Louis C.K.’s new stand up special, Louis C.K. 2017, comes at a time of great division across our country.
It would be safe for the comedian to avoid controversial topics he covered in the past and talk about simple things like children and being famous.
His opening joke? Abortion.
While Louis C.K. joking about a controversial topic is far from breaking news, his latest stand-up special attacks these topics almost exclusively. He bounces around from religion to suicide to repressing his sexual identity as if they are everyday topics you might bring up in small-talk.
Some of his more ridiculous bits conflate his actual beliefs with things he says for comedic value. His obsession with the movie Magic Mike is a perfect example — he very well may be captivated by the film, but is likely using it as a comedic tool.
And we are lucky he chose this because his impression of Channing Tatum stripping is tremendous (almost as good as his impression of Matthew McConaughey riling up a crowd as a male stripper).
Some jokes, however, reveal truths about the world we live in, such as when he declared that Christianity has won. His clever punchline to explain how Christianity has won was “what year is it?”
At first the punchline doesn’t make much sense, but naturally you realize our yearly calendar is centered on Jesus. We agreed to measure the vast majority of history backwards just to match one religion. This revelation shows how much of a Christian world we live in.
The structure of the show is a classic Louis C.K. format. He often starts talking about one topic and leads you to believe he will be delving into this topic only to take a sharp turn and veer into another direction completely.
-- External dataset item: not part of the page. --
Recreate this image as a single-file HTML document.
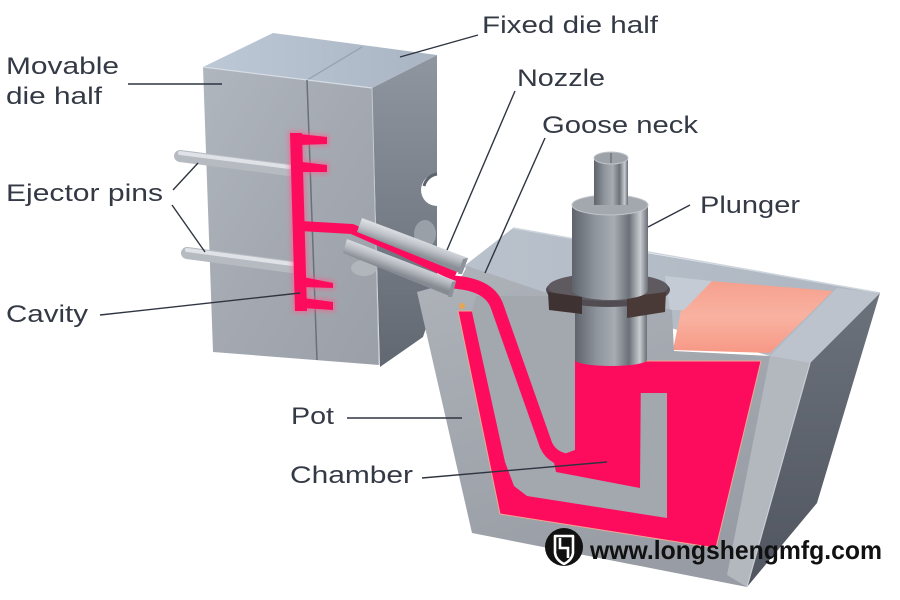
<!DOCTYPE html>
<html><head><meta charset="utf-8">
<style>
html,body{margin:0;padding:0;background:#fff;}
svg{display:block;}
text{font-family:"Liberation Sans",sans-serif;fill:#343a45;}
</style></head><body>
<svg width="900" height="600" viewBox="0 0 900 600" xmlns="http://www.w3.org/2000/svg">
<defs>
 <linearGradient id="dieFront" x1="0" y1="0" x2="1" y2="1">
   <stop offset="0" stop-color="#b0b6be"/>
   <stop offset="0.5" stop-color="#a4a9b1"/>
   <stop offset="1" stop-color="#9ba0a8"/>
 </linearGradient>
 <linearGradient id="dieSide" x1="0" y1="0" x2="0" y2="1">
   <stop offset="0" stop-color="#8f96a0"/>
   <stop offset="1" stop-color="#626871"/>
 </linearGradient>
 <linearGradient id="dieTop" x1="0" y1="0" x2="1" y2="0">
   <stop offset="0" stop-color="#bdc8d6"/>
   <stop offset="1" stop-color="#aab5c3"/>
 </linearGradient>
 <linearGradient id="potFront" x1="0" y1="0" x2="0.4" y2="1">
   <stop offset="0" stop-color="#aeb2b9"/>
   <stop offset="1" stop-color="#989ca4"/>
 </linearGradient>
 <linearGradient id="potSide" x1="0" y1="0" x2="0" y2="1">
   <stop offset="0" stop-color="#6c727c"/>
   <stop offset="1" stop-color="#50555f"/>
 </linearGradient>
 <linearGradient id="potTop" x1="0" y1="0" x2="1" y2="0">
   <stop offset="0" stop-color="#b9c1cc"/>
   <stop offset="1" stop-color="#aeb6c1"/>
 </linearGradient>
 <linearGradient id="salmon" x1="0" y1="0" x2="0" y2="1">
   <stop offset="0" stop-color="#f6a08e"/>
   <stop offset="0.5" stop-color="#f9b2a0"/>
   <stop offset="1" stop-color="#f79886"/>
 </linearGradient>
 <linearGradient id="cyl" x1="0" y1="0" x2="1" y2="0">
   <stop offset="0" stop-color="#5f646c"/>
   <stop offset="0.3" stop-color="#8e949c"/>
   <stop offset="0.55" stop-color="#a7acb3"/>
   <stop offset="0.75" stop-color="#6c7179"/>
   <stop offset="0.9" stop-color="#c8ccd1"/>
   <stop offset="1" stop-color="#696e76"/>
 </linearGradient>
 <linearGradient id="bar1" gradientUnits="userSpaceOnUse" x1="412" y1="236" x2="407" y2="251">
   <stop offset="0" stop-color="#dcdfe3"/>
   <stop offset="0.45" stop-color="#c0c4ca"/>
   <stop offset="1" stop-color="#8b9098"/>
 </linearGradient>
 <linearGradient id="bar2" gradientUnits="userSpaceOnUse" x1="402" y1="259" x2="397" y2="273">
   <stop offset="0" stop-color="#d6d9de"/>
   <stop offset="0.45" stop-color="#b9bdc3"/>
   <stop offset="1" stop-color="#868b93"/>
 </linearGradient>
 <filter id="glow" x="-30%" y="-30%" width="160%" height="160%"><feGaussianBlur stdDeviation="2.5"/></filter>
</defs>

<rect width="900" height="600" fill="#fff"/>

<!-- ===== DIE BLOCK ===== -->
<polygon points="372,88 437,55 437,295 423,337 380,367" fill="url(#dieSide)"/>
<path d="M437,174 A16,16 0 0 0 437,206 Z" fill="#fff"/>
<path d="M437,174 A16,16 0 0 0 424,186" fill="none" stroke="#5d636c" stroke-width="3"/>
<polygon points="203,67 273,33 437,55 372,88" fill="url(#dieTop)"/>
<line x1="307" y1="80" x2="362" y2="47" stroke="#96a0ac" stroke-width="1.2"/>
<polygon points="203,67 372,88 379,365 213,352" fill="url(#dieFront)"/>
<line x1="203" y1="67" x2="372" y2="88" stroke="#d6dce3" stroke-width="1.2"/>
<line x1="372" y1="88" x2="379" y2="365" stroke="#c4c9cf" stroke-width="1"/>
<line x1="307" y1="80" x2="317" y2="360" stroke="#6a7078" stroke-width="1.5"/>

<!-- nozzle seat -->
<ellipse cx="425" cy="234" rx="11" ry="14" fill="#9aa0a8"/>

<!-- ejector pins -->
<line x1="180" y1="156" x2="289" y2="170" stroke="#b6bbc2" stroke-width="12" stroke-linecap="round"/>
<line x1="180" y1="153" x2="289" y2="167" stroke="#dfe2e6" stroke-width="4" stroke-linecap="round"/>
<line x1="187" y1="253" x2="292" y2="267" stroke="#b6bbc2" stroke-width="12" stroke-linecap="round"/>
<line x1="187" y1="250" x2="292" y2="264" stroke="#dfe2e6" stroke-width="4" stroke-linecap="round"/>

<!-- cavity glow + cavity -->
<g filter="url(#glow)" opacity="0.6" fill="#ff5a8a">
  <polygon points="288,131 304,131 309,313 293,313"/>
  <polygon points="288,131 329,135 329,146 300,146"/>
  <polygon points="300,160 329,163 329,174 300,174"/>
  <polygon points="300,275 335,281 335,290 300,289"/>
  <polygon points="300,296 335,300 335,312 300,310"/>
</g>
<g fill="#fd0c5e">
  <polygon points="290,133 302,133 307,311 295,311"/>
  <polygon points="290,133 327,137 327,144 300,145"/>
  <polygon points="302,162 327,165 327,172 302,172"/>
  <polygon points="303,277 333,283 333,288 303,287"/>
  <polygon points="303,298 333,302 333,310 303,308"/>
</g>
<path d="M300,226 L352,229 L400,250 L455,276" fill="none" stroke="#fd0c5e" stroke-width="10" stroke-linejoin="round"/>

<!-- ===== POT ===== -->
<polygon points="810,363 880,293 817,503 747,587" fill="url(#potSide)"/>
<polygon points="463,267 513,228 647,253 880,293 810,363 770,356 547,293" fill="url(#potTop)"/>
<line x1="513" y1="228" x2="880" y2="293" stroke="#cfd5dc" stroke-width="1.5"/>
<polygon points="683,300 710,281 833,291 770,353 673,350" fill="url(#salmon)"/>
<polygon points="770,356 810,363 880,293 837,288" fill="#bcc3cc"/>
<polygon points="665,276 712,281 684,310 670,310" fill="#c4cbd4"/>

<!-- front face -->
<polygon points="417,292 460,280 467,266 547,293 648,304 672,310 674,351 770,356 810,363 747,587 472,533" fill="url(#potFront)"/>
<polygon points="770,356 810,363 747,587 727,575" fill="#b3b8bf"/>
<line x1="810" y1="363" x2="747" y2="587" stroke="#c9ced4" stroke-width="1.2"/>

<!-- bath pink -->
<polygon points="458,311 474,311 560,345 575,361 761,361 716,548 500,514" fill="#fd0c5e" stroke="#f2a692" stroke-width="1"/>
<!-- gooseneck gray -->
<polygon points="472,312 476,296 575,296 575,361 640,361 640,393 667,393 667,518 527,496 514,486 505,462" fill="#a3a7ae"/>
<!-- chamber pink -->
<polygon points="575,360 641,360 640,488 556,472 553,458 575,450" fill="#fd0c5e"/>
<!-- channel -->
<path d="M452,282 Q489,284 497,306 L546,445 Q553,461 576,461" fill="none" stroke="#fd0c5e" stroke-width="13" stroke-linejoin="round"/>

<!-- ===== NOZZLE ===== -->
<ellipse cx="364" cy="268" rx="13" ry="8" fill="#b1b6bc"/>
<polygon points="347,239 456,281 452,297 343,253" fill="url(#bar2)"/>
<polygon points="452,282 456,281 452,297 448,297" fill="#8e939b"/>
<polygon points="362,218 468,258 462,274 357,232" fill="url(#bar1)"/>
<polygon points="463,259 468,258 462,274 458,274" fill="#8e939b"/>
<circle cx="462" cy="306" r="3" fill="#f5a23a" opacity="0.8"/>

<!-- ===== PLUNGER ===== -->
<path d="M575,300 L575,360 A36,6 0 0 0 647,360 L647,300 Z" fill="url(#cyl)"/>
<ellipse cx="608" cy="290" rx="62" ry="17" fill="#514c51"/>
<ellipse cx="608" cy="287" rx="60" ry="14" fill="#5e5a60"/>
<polygon points="548,292 582,297 582,314 549,310" fill="#3f3232"/>
<polygon points="627,297 666,292 665,312 627,318" fill="#4a3a37"/>
<path d="M572,205 L572,290 A38,10 0 0 0 648,290 L648,205 Z" fill="url(#cyl)"/>
<ellipse cx="610" cy="205" rx="38" ry="10" fill="#a3a8af" stroke="#c2c6cb" stroke-width="1"/>
<path d="M594,158 L594,205 L628,205 L628,158 Z" fill="url(#cyl)"/>
<ellipse cx="611" cy="158" rx="17" ry="6" fill="#9ea3aa" stroke="#c0c4c9" stroke-width="1"/>
<line x1="611" y1="153" x2="611" y2="163" stroke="#6f747c" stroke-width="1.5"/>

<!-- ===== LEADER LINES ===== -->
<g stroke="#2f3540" stroke-width="1.4" fill="none">
  <line x1="128" y1="84" x2="222" y2="84"/>
  <line x1="173" y1="190" x2="198" y2="163"/>
  <line x1="172" y1="205" x2="205" y2="252"/>
  <line x1="100" y1="315" x2="300" y2="293"/>
  <line x1="400" y1="57" x2="478" y2="35"/>
  <line x1="515" y1="91" x2="447" y2="250"/>
  <line x1="545" y1="138" x2="485" y2="273"/>
  <line x1="690" y1="205" x2="648" y2="227"/>
  <line x1="347" y1="418" x2="462" y2="418"/>
  <line x1="422" y1="478" x2="607" y2="462"/>
</g>

<!-- ===== LABELS ===== -->
<g font-size="24">
  <text x="6" y="74" textLength="113" lengthAdjust="spacingAndGlyphs">Movable</text>
  <text x="6" y="104" textLength="96" lengthAdjust="spacingAndGlyphs">die half</text>
  <text x="6" y="201" textLength="157" lengthAdjust="spacingAndGlyphs">Ejector pins</text>
  <text x="6" y="322" textLength="82" lengthAdjust="spacingAndGlyphs">Cavity</text>
  <text x="482" y="33" textLength="176" lengthAdjust="spacingAndGlyphs">Fixed die half</text>
  <text x="517" y="86" textLength="88" lengthAdjust="spacingAndGlyphs">Nozzle</text>
  <text x="542" y="133" textLength="156" lengthAdjust="spacingAndGlyphs">Goose neck</text>
  <text x="700" y="213" textLength="100" lengthAdjust="spacingAndGlyphs">Plunger</text>
  <text x="291" y="424" textLength="43" lengthAdjust="spacingAndGlyphs">Pot</text>
  <text x="290" y="483" textLength="123" lengthAdjust="spacingAndGlyphs">Chamber</text>
</g>

<!-- ===== LOGO ===== -->
<circle cx="564" cy="547" r="19" fill="#111"/>
<path d="M555,536 L555,553 Q556,560 564,564 Q572,560 573,553 L573,536 Z" fill="none" stroke="#fff" stroke-width="2.6" stroke-linejoin="round"/>
<path d="M560,538 L560,548 L568,548 L568,558" fill="none" stroke="#fff" stroke-width="2.6"/>
<text x="590" y="559" font-size="26" font-weight="bold" textLength="292" lengthAdjust="spacingAndGlyphs" style="fill:#111">www.longshengmfg.com</text>
</svg>
</body></html>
A perfect example of this is his several-minute sidebar on suicide as it vaguely relates to abortion. His discussion of suicide outlasts his talk of abortion.
He ironically makes fun of his now ex-wife for using this same storytelling style of going on tangents in an earlier special, but might have stolen her style a bit after he grew to appreciate the absurdity of telling a story like that. Louis C.K.’s trademark is to set up a bit with something simple like “I’ve been trying to be a better person for my kids,” go on a tirade about religion and then, after a punch line and applause break, again say, “so yeah, I want to be a better person.”
This special was worth the extra wait we had to endure. Louis C.K. had been on a streak of releasing a completely new hour of comedy every year (an incredible feat), but said he thought this could be his best special yet. He spent extra time working on it to fine-tune the material, and though it sometimes appears to be a sloppy diatribe of a man whose life is falling apart, everything is carefully planned. This latest special is another chapter in Louis C.K.’s illustrious career and has earned him a spot in the pantheon of stand-up comedy.